The issue we have to deal with is the compatibility of the domains and ranges of the functions.

  1. All good

    \[ g \circ f \colon \mathbb{R} \rightarrow \mathbb{R}, \;\; (g \circ f)(x) = \frac{\sin(x)}{1+\sin^2(x)} \]

  2. The range of \(f(x)\) and the domain of \(g(x)\) are disjoint, so the composition is not defined.

  3. The points where \(f(x)=1\) have to be excluded in the composition

    \[ g \circ f \colon \mathbb{R}\setminus\{x: \cos(x)=1\} \rightarrow \mathbb{R}, \;\; (g \circ f)(x) = \frac{\cos(x)}{1-\cos(x)} \]

Question B.5

This is not always true. For example, if \(f(x) = x^2\) and \(g(x) = 4x\), then \(g \circ f\) and \(f \circ g\) differ. Indeed, if we set \(x=1\), then

\[ (g \circ f)(1) = g(f(1)) = 4(1^2) = 4, \]

while

\[ (f \circ g)(1) = f(g(1)) = (4 \times 1)^2 = 16. \]

Hence \(g \circ f \not= f \circ g\) as claimed.

Note

Can you think of restrictions on \(f\) and \(g\) that would make the claim true?

Question B.6

  1. \(f^{\prime}_{1}(x, y) = 2x - y -3x^2\)

    \(f^{\prime}_{2}(x, y) = -2y - x\)

    \(f^{\prime\prime}_{1, 1}(x, y) = 2 - 6x\)

    \(f^{\prime\prime}_{2, 2}(x, y) = -2\)

    \(f^{\prime\prime}_{1, 2}(x, y) = -1\)

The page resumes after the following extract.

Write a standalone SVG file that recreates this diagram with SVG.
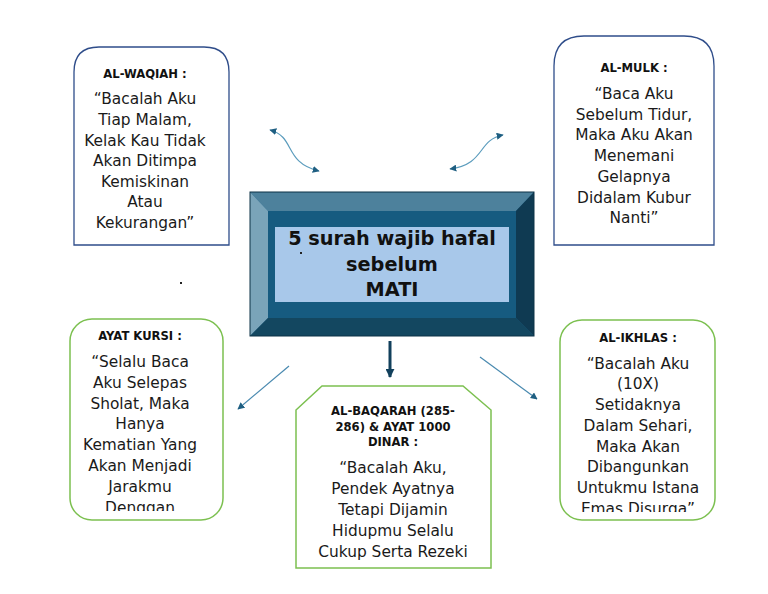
<svg xmlns="http://www.w3.org/2000/svg" width="768" height="594" viewBox="0 0 768 594">
<defs>
<style>
.t{font-family:"DejaVu Sans",sans-serif;font-size:11.6px;font-weight:bold;fill:#111;text-anchor:middle}
.b{font-family:"DejaVu Sans",sans-serif;font-size:15.4px;fill:#1a1a1a;text-anchor:middle}
.c{font-family:"DejaVu Sans",sans-serif;font-size:19.3px;font-weight:bold;fill:#111;text-anchor:middle}
.blue{fill:#fff;stroke:#2f4d8a;stroke-width:1.3}
.green{fill:#fff;stroke:#7cc050;stroke-width:1.5}
.thin{fill:none;stroke:#5b9cbd;stroke-width:1.2}
</style>
<marker id="ah" viewBox="0 0 10 10" refX="9" refY="5" markerWidth="7" markerHeight="7" orient="auto-start-reverse" markerUnits="userSpaceOnUse"><path d="M0,0L10,5L0,10z" fill="#1f5f82"/></marker>
<marker id="ahb" viewBox="0 0 10 10" refX="9" refY="5" markerWidth="9" markerHeight="9" orient="auto" markerUnits="userSpaceOnUse"><path d="M0,0L10,5L0,10z" fill="#12405c"/></marker>
<clipPath id="ck"><rect x="70" y="319" width="153" height="192"/></clipPath>
<clipPath id="ci"><rect x="560" y="320" width="155" height="192"/></clipPath>
<clipPath id="cb"><rect x="296" y="386" width="195" height="179"/></clipPath>
</defs>

<g id="connectors">
<path class="thin" d="M270,130 C296,137 283,162 319,171" marker-start="url(#ah)" marker-end="url(#ah)"/>
<path class="thin" d="M503,135 C477,140 486,164 450,169" marker-start="url(#ah)" marker-end="url(#ah)"/>
<line x1="390" y1="341" x2="390" y2="377" stroke="#12405c" stroke-width="3" marker-end="url(#ahb)"/>
<line x1="289" y1="366" x2="238" y2="409" stroke="#4a8ab0" stroke-width="1.2" marker-end="url(#ah)"/>
<line x1="480" y1="357" x2="537" y2="399" stroke="#4a8ab0" stroke-width="1.2" marker-end="url(#ah)"/>
</g>

<g id="center">
<rect x="250" y="192" width="284" height="144" fill="#165b80"/>
<polygon points="250,192 534,192 516,211 268,211" fill="#4d819c"/>
<polygon points="250,192 268,211 268,318 250,336" fill="#7aa4b9"/>
<polygon points="534,192 534,336 516,318 516,211" fill="#0f3a52"/>
<polygon points="250,336 268,318 516,318 534,336" fill="#134760"/>
<rect x="250" y="192" width="284" height="144" fill="none" stroke="#0d3347" stroke-width="1"/>
<rect x="275" y="227" width="234" height="75" fill="#a8c8ea"/>
<text class="c" x="392" y="245">5 surah wajib hafal</text>
<text class="c" x="392" y="271">sebelum</text>
<text class="c" x="392" y="296">MATI</text>
<rect x="300" y="252" width="2" height="2" fill="#222"/>
</g>

<g id="al-waqiah">
<path class="blue" d="M74,245 V72 Q74,47 99,47 H204 Q229,47 229,72 V245 Z"/>
<text class="t" x="145" y="78">AL-WAQIAH :</text>
<text class="b" x="145" y="104">“Bacalah Aku</text>
<text class="b" x="145" y="125">Tiap Malam,</text>
<text class="b" x="145" y="146">Kelak Kau Tidak</text>
<text class="b" x="145" y="166">Akan Ditimpa</text>
<text class="b" x="145" y="187">Kemiskinan</text>
<text class="b" x="145" y="207">Atau</text>
<text class="b" x="145" y="228">Kekurangan”</text>
</g>

<g id="al-mulk">
<path class="blue" d="M554,245 V66 Q554,36 584,36 H684 Q714,36 714,66 V245 Z"/>
<text class="t" x="634" y="72">AL-MULK :</text>
<text class="b" x="634" y="99">“Baca Aku</text>
<text class="b" x="634" y="120">Sebelum Tidur,</text>
<text class="b" x="634" y="140">Maka Aku Akan</text>
<text class="b" x="634" y="161">Menemani</text>
<text class="b" x="634" y="182">Gelapnya</text>
<text class="b" x="634" y="203">Didalam Kubur</text>
<text class="b" x="634" y="223">Nanti”</text>
</g>

<rect x="180" y="282" width="2" height="2" fill="#222"/>

<g id="ayat-kursi">
<rect class="green" x="70" y="319" width="153" height="201" rx="22"/>
<text class="t" x="140" y="340">AYAT KURSI :</text>
<g clip-path="url(#ck)">
<text class="b" x="140" y="367">“Selalu Baca</text>
<text class="b" x="140" y="388">Aku Selepas</text>
<text class="b" x="140" y="409">Sholat, Maka</text>
<text class="b" x="140" y="429">Hanya</text>
<text class="b" x="140" y="450">Kematian Yang</text>
<text class="b" x="140" y="471">Akan Menjadi</text>
<text class="b" x="140" y="492">Jarakmu</text>
<text class="b" x="140" y="513">Denggan</text>
</g>
</g>

<g id="al-ikhlas">
<rect class="green" x="560" y="320" width="155" height="200" rx="22"/>
<text class="t" x="638" y="342">AL-IKHLAS :</text>
<g clip-path="url(#ci)">
<text class="b" x="638" y="369">“Bacalah Aku</text>
<text class="b" x="638" y="389">(10X)</text>
<text class="b" x="638" y="410">Setidaknya</text>
<text class="b" x="638" y="431">Dalam Sehari,</text>
<text class="b" x="638" y="452">Maka Akan</text>
<text class="b" x="638" y="472">Dibangunkan</text>
<text class="b" x="638" y="493">Untukmu Istana</text>
<text class="b" x="638" y="514">Emas Disurga”</text>
</g>
</g>

<g id="al-baqarah">
<polygon class="green" points="296,410 322,386 463,386 491,410 491,568 296,568"/>
<text class="t" x="393" y="415">AL-BAQARAH (285-</text>
<text class="t" x="393" y="431">286) &amp; AYAT 1000</text>
<text class="t" x="393" y="446">DINAR :</text>
<g clip-path="url(#cb)">
<text class="b" x="393" y="473">“Bacalah Aku,</text>
<text class="b" x="393" y="494">Pendek Ayatnya</text>
<text class="b" x="393" y="515">Tetapi Dijamin</text>
<text class="b" x="393" y="536">Hidupmu Selalu</text>
<text class="b" x="393" y="557">Cukup Serta Rezeki</text>
</g>
</g>
</svg>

    \[\begin{split} f(x, y) \text{ is concave } \iff \begin{cases} f^{\prime\prime}_{1, 1}(x, y) = 2 - 6x \leq 0 \\ f^{\prime\prime}_{2, 2}(x, y) = -2 \leq 0 \\ f^{\prime\prime}_{1, 1}(x, y) f^{\prime\prime}_{2, 2}(x, y) - f^{\prime\prime}_{1, 2}(x, y)^2 = (2 - 6x)(-2) - (-1)^2 = 12x - 5 \geq 0 \\ \end{cases} \\ \iff x \geq \frac{5}{12}\\ \end{split}\]

    Thus, \(S = \{(x, y) \in \mathbb{R^2}: x \geq \frac{5}{12}\}= [\frac{5}{12}, +\infty) \times \mathbb{R}\).

  2. We just replace all the inequality in question 1 to strict inequality, and we get \(S = \{(x, y) \in \mathbb{R^2}: x > \frac{5}{12}\}= (\frac{5}{12}, +\infty) \times \mathbb{R}\).